L’atelier s’est terminé par une courte vidéo dans laquelle Maryann Broxton, militante du Quart Monde et représentante du Mouvement auprès des institutions onusiennes à New York, parle de ce que signifie pour elle la pleine participation et comment y parvenir.
Des échanges de pratiques
En dehors de l’atelier, Baptiste et Jan ont eu l’occasion d’établir de nombreux contacts intéressants et prometteurs. Au village associatif, ils ont distribué de nombreuses copies des rapports mentionnés précédemment. Ils ont pu aussi découvrir les activités d’autres groupes ou organisations de nombreuses régions du monde. Par ailleurs, le Groupe Emmaüs souhaite également se concentrer dans un avenir proche sur le plaidoyer au niveau international en faveur de la justice sociale et environnementale, à l’image de ce qui se fait au sein d’ATD Quart Monde.
Le forum a également été enrichi d’animations diverses, comme une visite de la ville de Poitiers, la visite du parc d’attractions du Futuroscope et des concerts en soirée. Jan a eu l’occasion de visiter le groupe local Emmaüs de Châteauriolt-Niort et d’observer comment vivent en communauté les gens avec l’expérience de la pauvreté et ceux qui les accompagnent; mais aussi comment ils sont aidés et comment ils obtiennent du travail. Il a également pu découvrir qu’une partie du groupe travaille dans l’entreprise TZLCD près de la maison Emmaüs. Ensuite, le groupe de visiteurs s’est rendu dans une ferme où les gens apportent diverses choses d’occasion qui sont ensuite revendues après avoir été triées.

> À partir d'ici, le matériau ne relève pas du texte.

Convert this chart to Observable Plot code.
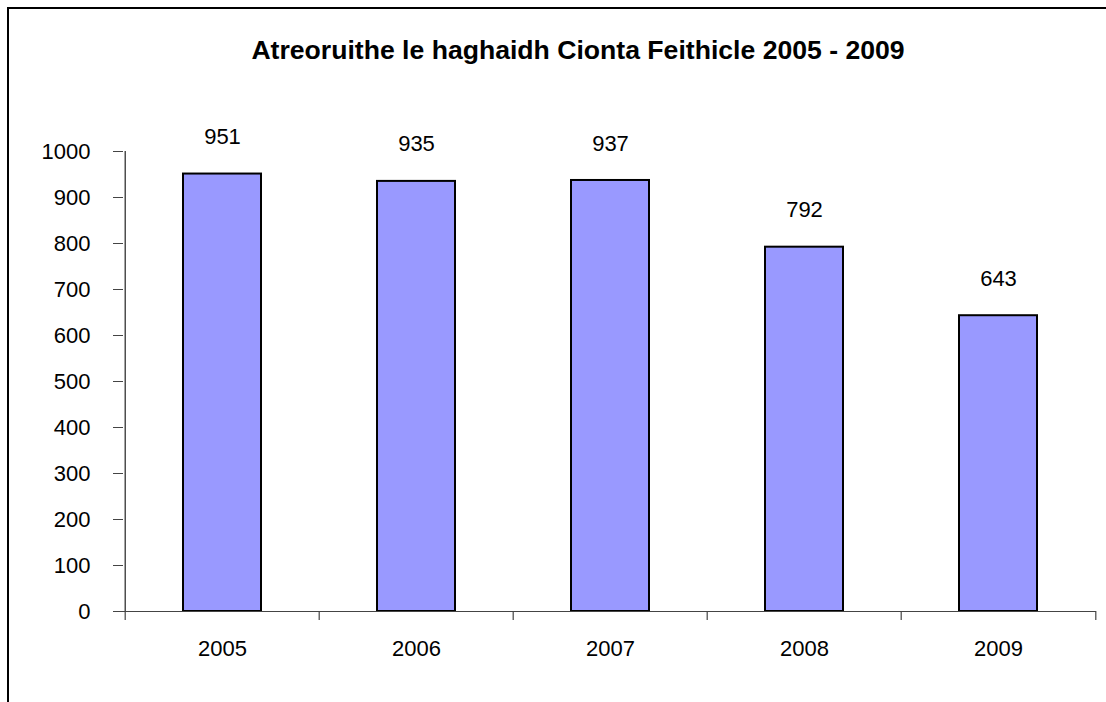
<!DOCTYPE html>
<html><head><meta charset="utf-8">
<script src="https://cdn.jsdelivr.net/npm/d3@7"></script>
<script src="https://cdn.jsdelivr.net/npm/@observablehq/plot@0.6"></script>
<style>
body{margin:0;background:#fff;}
#wrap{position:relative;width:1106px;height:702px;overflow:hidden;font-family:"Liberation Sans",Arial,sans-serif;background:#fff;}
#border{position:absolute;left:7px;top:7px;width:1200px;height:800px;border-left:2px solid #000;border-top:2px solid #000;}
#title{position:absolute;left:0;width:1156px;top:34px;text-align:center;font-weight:bold;font-size:26.6px;line-height:32px;color:#000;}
#chart{position:absolute;left:0;top:0;}
</style></head><body>
<div id="wrap"><div id="border"></div><div id="title">Atreoruithe le haghaidh Cionta Feithicle 2005 - 2009</div><div id="chart"></div></div>
<script>
const years = ["2005", "2006", "2007", "2008", "2009"];
const values = [951, 935, 937, 792, 643];
const yTicks = [0, 100, 200, 300, 400, 500, 600, 700, 800, 900, 1000];

const data = years.map((year, i) => ({year, value: values[i]}));
const W = 1106, H = 702, ML = 123, MR = 10;
const half = (W - ML - MR) / years.length / 2;

const chart = Plot.plot({
  width: W, height: H,
  marginLeft: ML, marginRight: MR, marginTop: 151, marginBottom: 91,
  style: {fontFamily: '"Liberation Sans", Arial, sans-serif', fontSize: "22px", color: "#000", background: "transparent"},
  x: {type: "band", domain: years, padding: 0},
  y: {domain: [0, 1000]},
  marks: [
    Plot.rectY(data, {x: "year", y: "value", fill: "#9999ff", stroke: "#000", strokeWidth: 2, insetLeft: 58, insetRight: 58}),
    Plot.ruleY([0], {stroke: "#444", strokeWidth: 1.2}),
    Plot.ruleX([years[0]], {y1: 0, y2: 1000, dx: -half, stroke: "#222", strokeWidth: 1.2}),
    Plot.ruleX(years, {y1: 0, y2: -19.5, dx: -half, stroke: "#444", strokeWidth: 1.2}),
    Plot.ruleX([years[years.length - 1]], {y1: 0, y2: -19.5, dx: half, stroke: "#444", strokeWidth: 1.2}),
    Plot.axisY({ticks: yTicks, tickFormat: d => String(d), tickSize: 10, tickPadding: 23, stroke: "#444", label: null, fontSize: 22}),
    Plot.axisX({tickSize: 0, tickPadding: 29, label: null, fontSize: 22}),
    Plot.text(data, {x: "year", y: "value", text: d => String(d.value), dy: -37, fontSize: 22, fill: "#000"})
  ]
});
document.getElementById("chart").appendChild(chart);
</script>
</body></html>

Le forum de l’Organisation Emmaüs qui, comme le Mouvement ATD Quart Monde, s’attaque aux causes de la misère, et surtout l’invitation à réfléchir ensemble sur la participation réelle est une occasion de se demander: est-ce on s’assure vraiment, que les personnes en situation de pauvreté ne sont pas simplement l’objet de la discussion, mais qu’elles y participent pleinement.

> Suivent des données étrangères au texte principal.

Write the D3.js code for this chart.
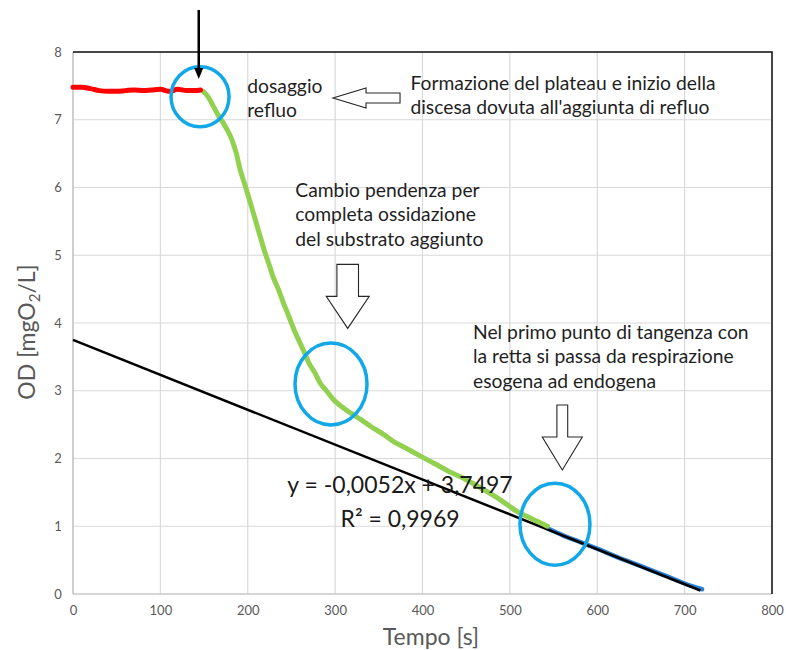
<!DOCTYPE html>
<html>
<head>
<meta charset="utf-8">
<script src="https://cdn.jsdelivr.net/npm/d3@7"></script>
<style>
  body { margin: 0; background: #fff; }
  svg { display: block; font-family: Lato, "Open Sans", sans-serif; }
</style>
</head>
<body>
<svg id="chart" width="786" height="650"></svg>
<script>
// plateau before dosing (red)
const redX = [0, 10, 20, 30, 40, 50, 60, 70, 80, 90, 100, 110, 120, 130, 140, 146];
const redY = [7.48, 7.48, 7.46, 7.43, 7.42, 7.42, 7.43, 7.44, 7.43, 7.44, 7.45, 7.42, 7.45, 7.43, 7.43, 7.44];

// exogenous respiration (green)
const greenX = [149, 155, 161, 167, 172, 177, 182, 187, 191, 196, 201, 206, 211, 216, 220, 225, 229, 235, 241, 247, 253, 260, 265, 270, 277, 283, 290, 298, 308, 318, 330, 340, 355, 367, 380, 394, 413, 430, 451, 470, 489, 508, 525, 543];
const greenY = [7.42, 7.33, 7.19, 7.05, 6.95, 6.84, 6.70, 6.50, 6.28, 6.07, 5.86, 5.64, 5.42, 5.20, 5.03, 4.84, 4.68, 4.50, 4.29, 4.10, 3.90, 3.70, 3.56, 3.41, 3.26, 3.11, 3.00, 2.87, 2.76, 2.67, 2.57, 2.48, 2.36, 2.25, 2.16, 2.06, 1.93, 1.81, 1.68, 1.54, 1.39, 1.22, 1.11, 1.00];

// endogenous respiration (blue)
const blueX = [543, 560, 580, 600, 620, 640, 660, 680, 700, 720];
const blueY = [0.97, 0.87, 0.77, 0.67, 0.56, 0.46, 0.36, 0.26, 0.155, 0.07];

// linear trendline (label shows rounded coefficients)
const trendSlope = -0.00515;
const trendIntercept = 3.7497;
const trendRange = [0, 718];
const trendLabel = ['y = -0,0052x + 3,7497', 'R² = 0,9969'];

const xTicks = [0, 100, 200, 300, 400, 500, 600, 700, 800];
const yTicks = [0, 1, 2, 3, 4, 5, 6, 7, 8];

const notes = [
  { x: 199.4, y: 7.40, lines: ['dosaggio', 'refluo'] },
  { x: 386.2, y: 7.44, lines: ['Formazione del plateau e inizio della', "discesa dovuta all'aggiunta di refluo"] },
  { x: 254.4, y: 5.86, lines: ['Cambio pendenza per', 'completa ossidazione', 'del substrato aggiunto'] },
  { x: 457.8, y: 3.77, lines: ['Nel primo punto di tangenza con', 'la retta si passa da respirazione', 'esogena ad endogena'] }
];
const rings = [
  { x: 145.4, y: 7.34, rx: 29, ry: 30 },
  { x: 295.3, y: 3.10, rx: 36, ry: 41 },
  { x: 551.6, y: 1.03, rx: 35, ry: 41 }
];
// hollow block arrows: tip position, direction
const blockArrows = [
  { x: 297.6, y: 7.32, dir: 'left', head: 33, headHalf: 10, shaftHalf: 5, shaft: 34 },
  { x: 314.4, y: 3.92, dir: 'down', head: 32, headHalf: 21.5, shaftHalf: 10.8, shaft: 32 },
  { x: 560.0, y: 1.83, dir: 'down', head: 33, headHalf: 20, shaftHalf: 5.4, shaft: 32 }
];
const dosingArrow = { x: 143.9, yTop: 8.62, yTip: 7.60 };

const margin = { top: 52, right: 14, bottom: 56, left: 73 };
const svg = d3.select('#chart');
const width = +svg.attr('width');
const height = +svg.attr('height');

const x = d3.scaleLinear().domain([0, 800]).range([margin.left, width - margin.right]);
const y = d3.scaleLinear().domain([0, 8]).range([height - margin.bottom, margin.top]);

// grid
svg.append('g')
  .selectAll('line')
  .data(xTicks)
  .join('line')
  .attr('x1', d => x(d)).attr('x2', d => x(d))
  .attr('y1', y(0)).attr('y2', y(8))
  .attr('stroke', '#d9d9d9').attr('stroke-width', 1.2);
svg.append('g')
  .selectAll('line')
  .data(yTicks)
  .join('line')
  .attr('x1', x(0)).attr('x2', x(800))
  .attr('y1', d => y(d)).attr('y2', d => y(d))
  .attr('stroke', '#d9d9d9').attr('stroke-width', 1.2);

// axis lines
svg.append('line')
  .attr('x1', x(0)).attr('x2', x(0)).attr('y1', y(0)).attr('y2', y(8))
  .attr('stroke', '#bfbfbf').attr('stroke-width', 1.2);
svg.append('line')
  .attr('x1', x(0)).attr('x2', x(800)).attr('y1', y(0)).attr('y2', y(0))
  .attr('stroke', '#bfbfbf').attr('stroke-width', 1.2);
svg.append('path')
  .attr('d', `M${x(0)},${y(8)}H${x(800)}V${y(0)}`)
  .attr('fill', 'none').attr('stroke', '#111').attr('stroke-width', 1.5);

// tick labels
const xAxis = svg.append('g')
  .attr('transform', `translate(0,${y(0)})`)
  .call(d3.axisBottom(x).tickValues(xTicks).tickSize(0).tickPadding(12));
const yAxis = svg.append('g')
  .attr('transform', `translate(${x(0)},0)`)
  .call(d3.axisLeft(y).tickValues(yTicks).tickSize(0).tickPadding(15));
[xAxis, yAxis].forEach(g => {
  g.select('.domain').remove();
  g.selectAll('text').attr('fill', '#595959').attr('font-size', 13).attr('font-family', 'Lato, sans-serif');
});
yAxis.selectAll('text').attr('text-anchor', 'middle');

// axis titles
svg.append('text')
  .attr('x', 431).attr('y', 645)
  .attr('text-anchor', 'middle')
  .attr('fill', '#595959').attr('font-size', 23)
  .text('Tempo [s]');
const yTitle = svg.append('text')
  .attr('transform', 'translate(35,332) rotate(-90)')
  .attr('text-anchor', 'middle')
  .attr('fill', '#595959').attr('font-size', 23);
yTitle.append('tspan').text('OD [mgO');
yTitle.append('tspan').attr('font-size', 15).attr('dy', 5).text('2');
yTitle.append('tspan').attr('dy', -5).text('/L]');

const line = d3.line().x(d => x(d[0])).y(d => y(d[1])).curve(d3.curveMonotoneX);

// blue under the trendline
svg.append('path')
  .datum(d3.zip(blueX, blueY))
  .attr('d', line)
  .attr('fill', 'none').attr('stroke', '#2a7fd4').attr('stroke-width', 4.5)
  .attr('stroke-linecap', 'round');

svg.append('line')
  .attr('x1', x(trendRange[0])).attr('y1', y(trendIntercept + trendSlope * trendRange[0]))
  .attr('x2', x(trendRange[1])).attr('y2', y(trendIntercept + trendSlope * trendRange[1]))
  .attr('stroke', '#000').attr('stroke-width', 2.5);

svg.append('path')
  .datum(d3.zip(greenX, greenY))
  .attr('d', line)
  .attr('fill', 'none').attr('stroke', '#92d050').attr('stroke-width', 5)
  .attr('stroke-linecap', 'round');

svg.append('path')
  .datum(d3.zip(redX, redY))
  .attr('d', line)
  .attr('fill', 'none').attr('stroke', '#ff0000').attr('stroke-width', 5)
  .attr('stroke-linecap', 'round');

// trendline label
svg.append('text')
  .attr('x', x(374.3)).attr('y', y(1.49))
  .attr('text-anchor', 'middle')
  .attr('fill', '#1a1a1a').attr('font-size', 23)
  .selectAll('tspan')
  .data(trendLabel)
  .join('tspan')
  .attr('x', x(374.3))
  .attr('dy', (d, i) => i ? 33.5 : 0)
  .text(d => d);

// rings
svg.append('g')
  .selectAll('ellipse')
  .data(rings)
  .join('ellipse')
  .attr('cx', d => x(d.x)).attr('cy', d => y(d.y))
  .attr('rx', d => d.rx).attr('ry', d => d.ry)
  .attr('fill', 'none').attr('stroke', '#12a8e8').attr('stroke-width', 3.5);

// dosing arrow
svg.append('line')
  .attr('x1', x(dosingArrow.x)).attr('x2', x(dosingArrow.x))
  .attr('y1', y(dosingArrow.yTop)).attr('y2', y(dosingArrow.yTip) - 8)
  .attr('stroke', '#000').attr('stroke-width', 2.5);
svg.append('path')
  .attr('d', () => {
    const tx = x(dosingArrow.x), ty = y(dosingArrow.yTip);
    return `M${tx - 4.5},${ty - 11}L${tx + 4.5},${ty - 11}L${tx},${ty}Z`;
  })
  .attr('fill', '#000');

// hollow arrows
function blockArrow(d) {
  const tx = x(d.x), ty = y(d.y);
  if (d.dir === 'down') {
    const b = ty - d.head, t = b - d.shaft;
    return `M${tx - d.shaftHalf},${t}H${tx + d.shaftHalf}V${b}H${tx + d.headHalf}L${tx},${ty}L${tx - d.headHalf},${b}H${tx - d.shaftHalf}Z`;
  }
  const b = tx + d.head, e = b + d.shaft;
  return `M${e},${ty - d.shaftHalf}V${ty + d.shaftHalf}H${b}V${ty + d.headHalf}L${tx},${ty}L${b},${ty - d.headHalf}V${ty - d.shaftHalf}Z`;
}
svg.append('g')
  .selectAll('path')
  .data(blockArrows)
  .join('path')
  .attr('d', blockArrow)
  .attr('fill', '#fff').attr('stroke', '#262626').attr('stroke-width', 1.1);

// notes
svg.append('g')
  .selectAll('text')
  .data(notes)
  .join('text')
  .attr('x', d => x(d.x)).attr('y', d => y(d.y))
  .attr('fill', '#1f1f1f').attr('font-size', 19.3)
  .each(function (d) {
    d3.select(this).selectAll('tspan')
      .data(d.lines)
      .join('tspan')
      .attr('x', x(d.x))
      .attr('dy', (t, i) => i ? 24.5 : 0)
      .text(t => t);
  });
</script>
</body>
</html>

Alors, est-ce que nos équipes et nos actions permettent vraiment aux personnes en situation de pauvreté de participer pleinement ?
C’est une question cruciale, car sans cette participation, la lutte contre la pauvreté ne peut être menée efficacement. Prendre conscience des obstacles auxquels les personnes ayant l’expérience de la pauvreté sont confrontées, et chercher à les surmonter, représente déjà un pas important vers leur pleine participation.
Cette démarche constitue aussi une avancée vers une démocratie véritablement inclusive, où chacun et chacune a une place et une voix. Ainsi, elle nous rapproche d’un monde sans pauvreté.